Its officers go where the problems are, whether that's Darlington,
with about 6,700 residents, or Society Hill or Lamar, which have
nearly one-sixth of Darlington's population.

During its first six weeks, in all three municipalities, the
narcotics team made 10 arrests, served nine warrants and two search
warrants, and wrote eight tickets.

The metro narcotics team began when the police chiefs signed
multijurisdictional agreements just more than seven weeks ago.

The team's biggest benefit has been "cooperation between the three
towns - pure and simple," Cox said. "It's a team effort, not an
individual effort."

Lamar Police Chief Mike McDonald said he aims for the unit to clean
up any drug activity in the municipalities.

"We're going to make the streets and neighborhoods safe for whoever
that needs to be: the elderly, children," he said.

While the focus of the team is cooperation, that's not just between
departments, but within them, as well, McDonald said.

"We all work together," he said. "I may assist them as well, but I'll
stay on the back burner."

Each town has two officers dedicated to the six-member team. Most
work in the city or town that employs them, but all will gather once
or twice a month to work in a particular municipality, depending on
how heavy drug activity has been, Cox said.

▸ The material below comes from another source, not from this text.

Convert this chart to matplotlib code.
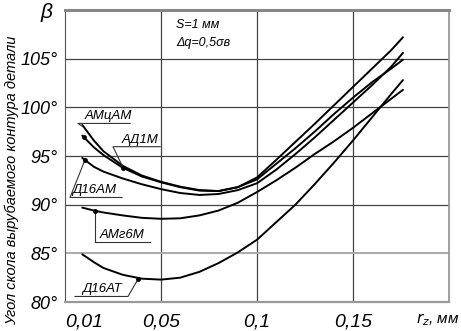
import matplotlib
matplotlib.use('Agg')
import matplotlib.pyplot as plt
import numpy as np

plt.rcParams['font.family'] = ['Liberation Sans Narrow', 'Liberation Sans', 'DejaVu Sans']
plt.rcParams['font.style'] = 'italic'
plt.rcParams['mathtext.fontset'] = 'custom'
plt.rcParams['mathtext.it'] = 'Liberation Sans Narrow:italic'
plt.rcParams['mathtext.rm'] = 'Liberation Sans Narrow:italic'

# данные
r = [0.009, 0.015, 0.02, 0.03, 0.04, 0.05, 0.06, 0.07, 0.08, 0.09,
     0.10, 0.11, 0.12, 0.13, 0.14, 0.15, 0.16, 0.17, 0.176]
amcam = [98.2, 96.6, 95.5, 94.0, 93.0, 92.35, 91.85, 91.5, 91.4, 91.8,
         92.8, 94.6, 96.45, 98.3, 100.2, 102.1, 104.0, 105.9, 107.2]
ad1m = [97.1, 95.9, 95.1, 93.8, 92.9, 92.3, 91.8, 91.45, 91.4, 91.8,
        92.6, 94.2, 95.8, 97.5, 99.3, 101.0, 102.6, 104.0, 104.9]
d16am = [94.8, 93.9, 93.4, 92.7, 92.1, 91.6, 91.2, 91.0, 91.1, 91.5,
         92.2, 93.6, 95.2, 96.9, 98.7, 100.5, 102.3, 104.2, 105.6]
amg6m = [89.7, 89.4, 89.2, 88.9, 88.65, 88.55, 88.6, 88.9, 89.4, 90.2,
         91.3, 92.5, 93.8, 95.2, 96.5, 97.9, 99.4, 100.9, 101.8]
d16at = [84.9, 84.1, 83.5, 82.8, 82.4, 82.3, 82.5, 83.1, 84.0, 85.1,
         86.4, 88.2, 90.0, 92.1, 94.3, 96.6, 99.0, 101.4, 102.8]

xticks = [0.01, 0.05, 0.1, 0.15]
xticklabels = ['0,01', '0,05', '0,1', '0,15']
yticks = [80, 85, 90, 95, 100, 105]
yticklabels = ['80°', '85°', '90°', '95°', '100°', '105°']

fig = plt.figure(figsize=(4.61, 3.31), dpi=100)
ax = fig.add_axes([0.141, 0.0876, 0.833, 0.882])

for y in [amcam, ad1m, d16am, amg6m, d16at]:
    ax.plot(r, y, color='black', lw=1.4, solid_capstyle='round', solid_joinstyle='round')

ax.set_xlim(0, 0.2)
ax.set_ylim(80, 110)

# сетка
for xv in [0.05, 0.1, 0.15]:
    ax.axvline(xv, color='#444444', lw=0.9, zorder=0)
for yv in [90, 95, 100, 105]:
    ax.axhline(yv, color='#444444', lw=0.9, zorder=0)
ax.axhline(85, color='#aaaaaa', lw=1.4, zorder=0)

ax.spines['top'].set_color('#888888')
ax.spines['top'].set_linewidth(2.2)
ax.spines['bottom'].set_color('#999999')
ax.spines['bottom'].set_linewidth(1.6)
ax.spines['left'].set_color('#555555')
ax.spines['right'].set_color('#999999')
ax.spines['right'].set_linewidth(1.3)

ax.set_xticks(xticks)
ax.set_xticklabels(xticklabels, fontsize=14)
ax.set_yticks(yticks)
ax.set_yticklabels(yticklabels, fontsize=13)
ax.tick_params(length=0)
ax.tick_params(axis='x', pad=8)
ax.tick_params(axis='y', pad=5)

# подписи кривых с выносками
def label(text, pts, tx, ty):
    xs = [p[0] for p in pts]
    ys = [p[1] for p in pts]
    ax.plot(xs, ys, color='#333333', lw=0.8)
    ax.text(tx, ty, text, fontsize=9.5, ha='left', va='bottom')

label('АМцАМ', [(0.0339, 98.35), (0.0068, 98.35), (0.0094, 98.0)], 0.0104, 98.45)
label('АД1М', [(0.0495, 95.96), (0.025, 95.96), (0.0304, 93.75)], 0.0297, 96.05)
label('Д16АМ', [(0.0297, 90.74), (0.0026, 90.74), (0.0104, 94.6)], 0.0036, 90.85)
label('АМг6М', [(0.0443, 86.17), (0.0156, 86.17), (0.0156, 89.4)], 0.0182, 86.27)
label('Д16АТ', [(0.0052, 80.57), (0.0328, 80.57), (0.038, 82.33)], 0.0089, 80.67)

for px, py in [(0.0099, 97.0), (0.0304, 93.75), (0.0104, 94.6), (0.0156, 89.4), (0.038, 82.33)]:
    ax.plot(px, py, 'o', color='black', ms=2.5)

ax.text(0.058, 108.5, 'S=1 мм', fontsize=9, va='center')
ax.text(0.058, 106.6, 'Δq=0,5σв', fontsize=9, va='center')

fig.text(46 / 461, 1 - 12 / 331, 'β', fontsize=15, ha='center', va='center')
fig.text(12 / 461, 0.455, 'Угол скола вырубаемого контура детали', fontsize=10.5,
         rotation=90, ha='center', va='center')
fig.text(438 / 461, 1 - 320 / 331, '$r_z$, мм', fontsize=11, ha='center', va='center')

plt.savefig('out.png', dpi=100)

One of the team's undercover officers said he can't work in his
municipality, however, because he's worked in the town for a long
time and said criminals would too easily recognize him as a police officer.

Lamar and Society Hill offer a big part of their police forces to
combating the problem, one Lamar's police chief said he's determined to fix.

"It's a small town, and we're working to clean the problem up," McDonald said.